One-Eyed Cat
- Author: Paula Fox
- Language: English
- Genre: Children's novel
- Publisher: Bradbury
- Publication date: 1984
- Publication place: United States

= One-Eyed Cat =

1984 children's book by Paula Fox

One-Eyed Cat is a 1984 children's novel by Paula Fox. Set in 1935 New York during the Great Depression, it follows a young boy's attempts to emulate his role-model minister father. It was a Newbery Honor book in 1985, Fox's second after The Slave Dancer in 1973.

==Plot summary==
10-year-old Ned Wallis struggles to live up to the example set by his minister father. Ned's uncle buys him an air rifle as a birthday present, but his pacifist father seizes it, telling Ned he can have the gun when he is older. Ned steals the gun that night and shoots at a gray shape near the family barn, but becomes paranoid that someone was watching from the family house.

Later, Ned visits his neighbor, Mr. Scully, and the two notice a gray cat with one eye, which they begin to care for. Gradually, Ned convinces himself that this cat is the shape he shot near the barn and begins to feel guilty. Mr. Scully suffers a stroke and dies, and Ned is no longer able to care for the cat.
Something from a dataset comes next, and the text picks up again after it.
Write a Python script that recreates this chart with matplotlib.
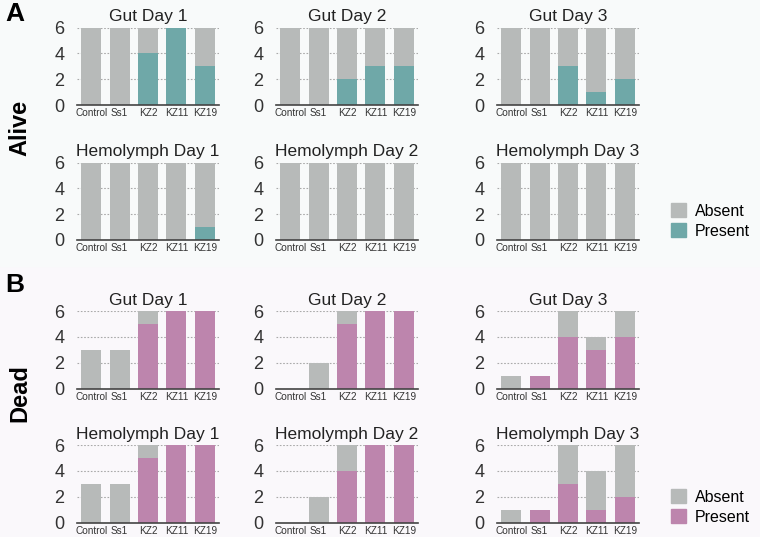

While out walking one night, Ned is joined by his mother, and the two happen upon the one-eyed cat, the cat's mate, and the pair's kittens. Guilt-stricken, Ned confesses to his mother about taking the rifle and shooting the cat; his mother tells him she saw him from the house, and empathizes with Ned's feeling of inadequacy from trying to live up to his father, as she too felt the same way when they were first married.